L’atmosphère est particulièrement tendue depuis le début du mois. Ce que reprochent le Bahreïn, l’Arabie Saoudite et les Emirats à Doha c’est son soutien inconditionnel aux Frères musulmans. Le Qatar héberge les dirigeants des Frères musulmans en exil. Ce soutien du Qatar au Frères musulmans est considéré comme une politique déstabilisatrice pour les trois monarchies, quand bien même l’establishment religieux y est wahhabite, comme en Arabie Saoudite.
Une volonté d'indépendance du Qatar
Pour les dirigeants qatariens, c’est une manière d’échapper à l’orbite du puissant voisin saoudien et de mener une politique étrangère indépendante. Durant les révoltes arabes en 2011, cela a même été pour eux une manière de tirer leur épingle du jeu en soutenant ce qu’ils pensaient être à l’époque le bon cheval, comme le gouvernement Morsi en Egypte. L’important pour eux est d’exister sur la scène internationale. Or, l’Arabie Saoudite a déclaré les Frères musulmans « organisation terroriste » et exigé du Qatar un changement radical de politique, voire la fermeture de la chaîne al-Jazira qu’ils considèrent comme leur porte voix. Avec les Emirats Arabes Unis, ils soutiennent le régime militaire qui a renversé les Frères musulmans en Egypte à coup de milliards de dollars. C’est une situation compliquée, car de nombreux pays arabes dont le Koweit, comptent une frange importante de Frères musulmans qui ont pignon sur rue et sont politiquement tout à fait intégrés.

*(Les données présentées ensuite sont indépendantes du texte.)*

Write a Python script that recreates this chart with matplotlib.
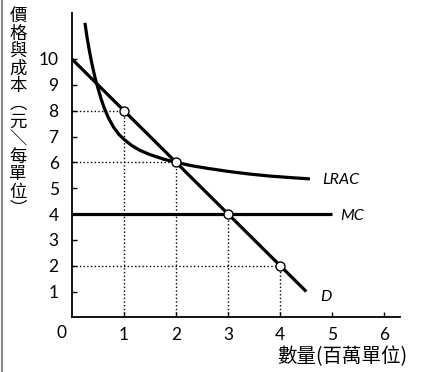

Les Emirats Arabes Unis en guerre contre les Frères musulmans
Le rôle des Frères dans le Printemps arabe a effrayé les monarchies du Golfe, pourtant épargnées par les révoltes. Le seul pays du Golfe a avoir été touché a été Bahreïn, et il l’a été par sa population chiite, pas par les Frères musulmans. Mais les Emirats qui comptent plus de 80% d’étrangers avec des religions différentes mènent une guerre idéologique sans précédent contre les Frères. Ils emprisonnent depuis deux ans tous ceux qui ont des liens financiers ou organiques avec cette association, voire ceux qui critiquent ouvertement ce choix. Ils reprochent au Qatar d’héberger le prédicateur Youssef al-Qaradawi, l’éminence grise des Frères musulmans, qui ne cesse de critiquer leur politique sur al-Jazira. Du côté saoudien, il y a surtout une guerre d’influence. L’Arabie Saoudite est sur la défensive en interne. Les Saoudiens soutiennent une vision salafiste de l’islam, très conservatrice mais qui n’a pas d’ambition politique, contrairement aux Frères musulmans. Ensuite, avec le retour progressif de l’Iran sur la scène internationale - leur grand rival dans la région - leur influence est en perte de vitesse. Ce retour de l’Iran n’est pas bon signe pour eux : cela menace leur économie pétrolière. Ils paniquent. Alors comme le nouvel émir du Qatar ne change pas de politique comme ils l’avaient espéré, ils tentent de l’intimider et de l’isoler.
Réconciliation ou escalade
Il ne devrait pas y avoir d’avancée particulière sur les sujets de la Syrie ou de la Palestine. L'Arabie Saoudite a accusé mardi la communauté internationale d'avoir « trahi » la rébellion syrienne, en manque d'armes dans sa guerre contre le régime du président Bachar el-Assad. Et l'opposition syrienne a réclamé le siège de la Syrie à la Ligue arabe ainsi que les ambassades syriennes dans les pays arabes.
Quant aux relations entre pays du Golfe, le conflit ne devrait pas se résorber aujourd’hui. Les Saoudiens en ont assez de voir le Qatar faire cavalier seul. Mais on voit mal les Qatariens changer de politique et se soumettre. D’ailleurs avec leurs ressources gazières, ils sont économiquement autonomes, ils disposent d’alliés occidentaux et pourraient même, en cas d’isolement total, se tourner vers l’Iran si ce dernier redevenait respectable. Quant au scénario de l’escalade, c’est possible. Il pourrait y avoir de nouvelles sanctions. L’Arabie Saoudite a menacé de fermer ses frontières et son espace aérien, ce qui serait un coup dur porté à Qatar Airways le fleuron de l’économie qatarienne. On peut même imaginer à terme l’éviction du Qatar du Conseil de coopération du Golfe (CCG). Tous les espoirs de réconciliation reposent donc sur la médiation du Koweït, dont l’émir est très respecté au Qatar et qui est de la même génération que les vieux leaders saoudiens.